Twice before the Scot had reached the semi-finals – in 2010 and ’12 – but his Swiss opponent ensured any ambitions to land a maiden season-ending championship would have to wait at least another year. “Way too many errors the last two matches,” Murray said. “Everyone obviously can make mistakes. It's just more on easy shots, cheap errors. Just something really for the most part of this year I haven't been doing.
“But this week and actually a lot of the time when I've played here on this court, I've felt the same way. I made too many mistakes. Maybe against David I had a little bit more time on the ball, whereas Stan and Rafa hit the ball pretty big. My timing wasn't there today.”
The result booked a third straight semi-final appearance at the Barclays ATP World Tour Finals for Wawrinka. Last year, he held match points before falling to Federer. He will get his shot at redemption on Saturday.
“I'm not trying to take anything away from Stan. He serves big,” Murray said. “At certain points in the match, he was hitting the ball very hard off both sides, playing sort of high-risk tennis, making a lot of winners.
“There was a period in the middle of the second set where he played extremely well, a lot of passing shots, hitting clean winners onto the line. There's not much I can do about that.”
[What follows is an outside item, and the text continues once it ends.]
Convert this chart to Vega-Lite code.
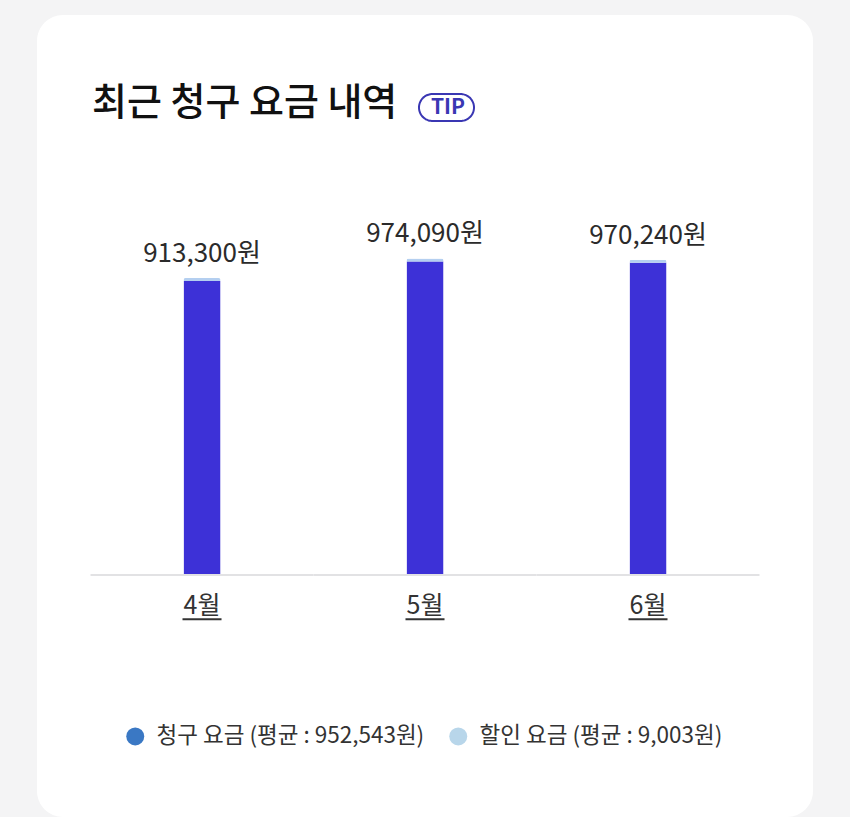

One more match win for Murray this week and the No. 2 year-end Emirates ATP Ranking would have been his, the highest finish to a season in his career. Still, he has a chance at cementing the No. 2 position should Federer now fail to win the tournament. The result means an earlier-than-expected flight to Belgium for Murray, where he will prepare for his first Davis Cup final.
“The only positive for me this week is I've come away from it injury-free,” he said. “Now I have a couple more days to get ready for Belgium.”